Get over yourself
Just get over yourself already.
This is the message I keep getting from my dream.
Not in a mean way, but in a lighting-the-path-ahead-of-me way. That it's just time to stop being so precious.
I am, and always have been, a million different kinds of tangled up about selling my work.
I have worked with these fears, limiting beliefs, self doubts and inner critics EXTENSIVELY - enough to allow me to support myself for the last 8.5 years by selling my work.
But that doesn't mean I am healed or transformed. I don't know that those are destinations that we reach anyway, it's more about being willing to be in the process.
Because there are ALWAYS more ways to grow towards our truth.
I've been putting the brakes on my own growth.
For good reason! I don't believe fast = best. I like slow.
And for the last several months my dream has been really clear.

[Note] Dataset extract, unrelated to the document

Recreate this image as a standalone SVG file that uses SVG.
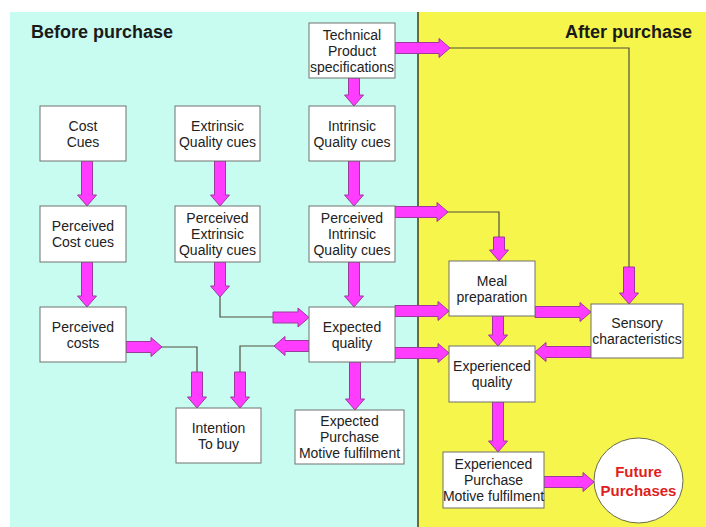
<svg xmlns="http://www.w3.org/2000/svg" width="706" height="527" viewBox="0 0 706 527">
  <style>
    .box { fill: #ffffff; stroke: #707070; stroke-width: 1; }
    .lbl { font-family: "Liberation Sans", Arial, sans-serif; font-size: 14px; fill: #222222; text-anchor: middle; }
    .title { font-family: "Liberation Sans", Arial, sans-serif; font-size: 18px; font-weight: bold; fill: #1a1a1a; }
    .blk { fill: #ff3cff; stroke: #9a3a9a; stroke-width: 1; stroke-linejoin: miter; }
    .wire { fill: none; stroke: #505040; stroke-width: 1.2; }
    .future { font-family: "Liberation Sans", Arial, sans-serif; font-size: 15px; font-weight: bold; fill: #e01e1e; text-anchor: middle; }
  </style>

  <!-- background panels -->
  <rect x="0" y="0" width="706" height="527" fill="#ffffff"/>
  <rect x="10" y="12" width="408" height="515" fill="#c8fcf0"/>
  <rect x="418" y="12" width="288" height="515" fill="#f5f54b"/>
  <line x1="418" y1="12" x2="418" y2="527" stroke="#3c3c28" stroke-width="1.5"/>

  <text class="title" x="31" y="38">Before purchase</text>
  <text class="title" x="692" y="38" text-anchor="end">After purchase</text>

  <!-- connectors: block arrows and thin routing lines -->
  <g id="connectors">
    <!-- thin routing lines -->
    <path class="wire" d="M448 48 H629 V268"/>
    <path class="wire" d="M220 296 V317 H274"/>
    <path class="wire" d="M446 212 H499 V238"/>
    <path class="wire" d="M161 347 H197 V373"/>
    <path class="wire" d="M275 346 H240 V373"/>

    <!-- Technical -> Intrinsic -->
    <path class="blk" d="M348.5 78 V95 H344.5 L354 106 L363.5 95 H359.5 V78 Z"/>
    <!-- Technical -> right -->
    <path class="blk" d="M395 42.5 H439 V38.5 L450 48 L439 57.5 V53.5 H395 Z"/>
    <!-- down into Sensory -->
    <path class="blk" d="M623.5 267 V293 H619.5 L629 304 L638.5 293 H634.5 V267 Z"/>
    <!-- Cost cues -> Perceived cost cues -->
    <path class="blk" d="M81.5 161 V195 H77.5 L87 206 L96.5 195 H92.5 V161 Z"/>
    <!-- Extrinsic -> Perceived extrinsic -->
    <path class="blk" d="M214.5 161 V195 H210.5 L220 206 L229.5 195 H225.5 V161 Z"/>
    <!-- Intrinsic -> Perceived intrinsic -->
    <path class="blk" d="M348.5 161 V195 H344.5 L354 206 L363.5 195 H359.5 V161 Z"/>
    <!-- Perceived cost cues -> Perceived costs -->
    <path class="blk" d="M81.5 262 V296 H77.5 L87 307 L96.5 296 H92.5 V262 Z"/>
    <!-- Perceived extrinsic down -->
    <path class="blk" d="M214.5 262 V286 H210.5 L220 297 L229.5 286 H225.5 V262 Z"/>
    <!-- into Expected quality from left -->
    <path class="blk" d="M273 312 H298 V308 L309 317.5 L298 327 V323 H273 Z"/>
    <!-- Perceived intrinsic -> Expected quality -->
    <path class="blk" d="M348.5 262 V296 H344.5 L354 307 L363.5 296 H359.5 V262 Z"/>
    <!-- Perceived intrinsic -> right -->
    <path class="blk" d="M395 206.5 H437 V202.5 L448 212 L437 221.5 V217.5 H395 Z"/>
    <!-- down into Meal preparation -->
    <path class="blk" d="M493.5 237 V250 H489.5 L499 261 L508.5 250 H504.5 V237 Z"/>
    <!-- Perceived costs -> right -->
    <path class="blk" d="M126 341.5 H151 V337.5 L162 347 L151 356.5 V352.5 H126 Z"/>
    <!-- down into Intention (left) -->
    <path class="blk" d="M191.5 372 V397 H187.5 L197 408 L206.5 397 H202.5 V372 Z"/>
    <!-- Expected quality -> left -->
    <path class="blk" d="M309 340.5 H285 V336.5 L274 346 L285 355.5 V351.5 H309 Z"/>
    <!-- down into Intention (right) -->
    <path class="blk" d="M234.5 372 V397 H230.5 L240 408 L249.5 397 H245.5 V372 Z"/>
    <!-- Expected quality -> Expected purchase motive fulfilment -->
    <path class="blk" d="M349.5 362 V399 H345.5 L355 410 L364.5 399 H360.5 V362 Z"/>
    <!-- Expected quality -> Meal preparation -->
    <path class="blk" d="M395 305.5 H438 V301.5 L449 311 L438 320.5 V316.5 H395 Z"/>
    <!-- Expected quality -> Experienced quality -->
    <path class="blk" d="M395 347.5 H438 V343.5 L449 353 L438 362.5 V358.5 H395 Z"/>
    <!-- Meal preparation -> Sensory -->
    <path class="blk" d="M535 306.5 H580 V302.5 L591 312 L580 321.5 V317.5 H535 Z"/>
    <!-- Meal preparation -> Experienced quality -->
    <path class="blk" d="M492.5 316 V335 H488.5 L498 346 L507.5 335 H503.5 V316 Z"/>
    <!-- Sensory -> Experienced quality -->
    <path class="blk" d="M591 346.5 H546 V342.5 L535 352 L546 361.5 V357.5 H591 Z"/>
    <!-- Experienced quality -> Experienced purchase motive fulfilment -->
    <path class="blk" d="M492.5 402 V441 H488.5 L498 452 L507.5 441 H503.5 V402 Z"/>
    <!-- Experienced purchase motive fulfilment -> Future purchases -->
    <path class="blk" d="M544 476.5 H583 V472.5 L594 482 L583 491.5 V487.5 H544 Z"/>
  </g>

  <!-- nodes -->
  <g id="technical">
    <rect class="box" x="309" y="23" width="86" height="55"/>
    <text class="lbl" x="352" y="40">Technical</text>
    <text class="lbl" x="352" y="56">Product</text>
    <text class="lbl" x="352" y="72">specifications</text>
  </g>
  <g id="cost-cues">
    <rect class="box" x="40" y="106" width="86" height="55"/>
    <text class="lbl" x="83" y="131">Cost</text>
    <text class="lbl" x="83" y="147">Cues</text>
  </g>
  <g id="extrinsic-cues">
    <rect class="box" x="175" y="106" width="85" height="55"/>
    <text class="lbl" x="217.5" y="131">Extrinsic</text>
    <text class="lbl" x="217.5" y="147">Quality cues</text>
  </g>
  <g id="intrinsic-cues">
    <rect class="box" x="309" y="106" width="86" height="55"/>
    <text class="lbl" x="352" y="131">Intrinsic</text>
    <text class="lbl" x="352" y="147">Quality cues</text>
  </g>
  <g id="perceived-cost-cues">
    <rect class="box" x="40" y="206" width="86" height="56"/>
    <text class="lbl" x="83" y="231">Perceived</text>
    <text class="lbl" x="83" y="247">Cost cues</text>
  </g>
  <g id="perceived-extrinsic">
    <rect class="box" x="175" y="206" width="85" height="56"/>
    <text class="lbl" x="217.5" y="223">Perceived</text>
    <text class="lbl" x="217.5" y="239">Extrinsic</text>
    <text class="lbl" x="217.5" y="255">Quality cues</text>
  </g>
  <g id="perceived-intrinsic">
    <rect class="box" x="309" y="206" width="86" height="56"/>
    <text class="lbl" x="352" y="223">Perceived</text>
    <text class="lbl" x="352" y="239">Intrinsic</text>
    <text class="lbl" x="352" y="255">Quality cues</text>
  </g>
  <g id="perceived-costs">
    <rect class="box" x="40" y="307" width="86" height="55"/>
    <text class="lbl" x="83" y="332">Perceived</text>
    <text class="lbl" x="83" y="348">costs</text>
  </g>
  <g id="expected-quality">
    <rect class="box" x="309" y="307" width="86" height="55"/>
    <text class="lbl" x="352" y="332">Expected</text>
    <text class="lbl" x="352" y="348">quality</text>
  </g>
  <g id="intention">
    <rect class="box" x="176" y="408" width="85" height="55"/>
    <text class="lbl" x="218.5" y="433">Intention</text>
    <text class="lbl" x="218.5" y="449">To buy</text>
  </g>
  <g id="expected-motive">
    <rect class="box" x="295" y="410" width="109" height="54"/>
    <text class="lbl" x="349.5" y="426">Expected</text>
    <text class="lbl" x="349.5" y="442">Purchase</text>
    <text class="lbl" x="349.5" y="458">Motive fulfilment</text>
  </g>
  <g id="meal-preparation">
    <rect class="box" x="449" y="261" width="86" height="55"/>
    <text class="lbl" x="492" y="286">Meal</text>
    <text class="lbl" x="492" y="302">preparation</text>
  </g>
  <g id="sensory">
    <rect class="box" x="591" y="304" width="92" height="54"/>
    <text class="lbl" x="637" y="328">Sensory</text>
    <text class="lbl" x="637" y="344">characteristics</text>
  </g>
  <g id="experienced-quality">
    <rect class="box" x="449" y="346" width="86" height="56"/>
    <text class="lbl" x="492" y="371">Experienced</text>
    <text class="lbl" x="492" y="387">quality</text>
  </g>
  <g id="experienced-motive">
    <rect class="box" x="443" y="452" width="101" height="56"/>
    <text class="lbl" x="493.5" y="469">Experienced</text>
    <text class="lbl" x="493.5" y="485">Purchase</text>
    <text class="lbl" x="493.5" y="501">Motive fulfilment</text>
  </g>
  <g id="future-purchases">
    <ellipse cx="638.5" cy="480.5" rx="44.5" ry="42.5" fill="#ffffff" stroke="#6a6a50" stroke-width="1"/>
    <text class="future" x="638.5" y="477">Future</text>
    <text class="future" x="638.5" y="496">Purchases</text>
  </g>
</svg>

TAKE YOUR DAMN FOOT OFF THE BRAKE. It's time to let my dreams be the size and speed that they actually are.
For the last SEVERAL MONTHS my dream has been pushing for this, but it's taken me time to work through all of my feelings about it, of course.
When we rush ahead with new projects and ideas BEFORE taking time to process all of our feelings (and shadow feelings) about the thing - we just end up tangled up by our own creativity.
And when we spend FOREVER processing our feelings about a thing and waiting to feel ready before we act - we'll ever act.
With practice, you can learn to feel the difference in your body between holding back unnecessarily and rushing forward unwisely and allowing your wisest self to set the right pace.
Moving forward with your WHOLE self, connected to your inner truth and inner power just feels so completely different than any other way of moving through the world.
(This is why I always encourage my students to do DAILY PRACTICE when at all possible. There is so much richness, power and magic that is available to us when we can practice being present with it)
My dream wants me to take my foot off the brakes. Maybe even break the brakes.
This isn't a "leap and the net will appear" ungrounded kind of thing. It's a "you've spent over 10 years building the foundation and you can trust it" kind of thing.
I see, with absolutely clarity, the places where I hold back.
I see, with absolutely clarity, how to stop holding back. I just don't know how to get to that place where I can actually DO IT, you know?
I'm standing on the precipice.
You know what's funny? In over 10 years of coaching people to make their dreams real, almost every time I ask someone to visualize where they are and where their dream is and what's in between - they have this cliff scenario. They're standing on the precipice. They are ridiculously high up, jumping means certain death. The dream is close enough that they can just start to see it but there is no way to bridge the precipice.
There is no path.
That's how it feels. For all of us.
With all the bridges I have built in my life, I do feel a bit tired at the thought of facing another precipice. On the other hand, with all the bridges I have built in my life, I do have the skills and experience to build this one.
So here I am, on the precipice.
There is no path that leads from where I am to where I want to be.
That's because your path is yours to build.
The path to your dream isn't supposed to exist! Because you build the path by walking (which is one of the principles of Creative Dream Alchemy).
For the last week I've been camped out here at the precipice. Acclimating to it. Exploring the terrain. Looking for possibilities and supplies to build this bridge.
I'm ready to start.
I don't FEEL ready.
But I know I AM ready because my intuition and my dreams are clearly telling me to begin.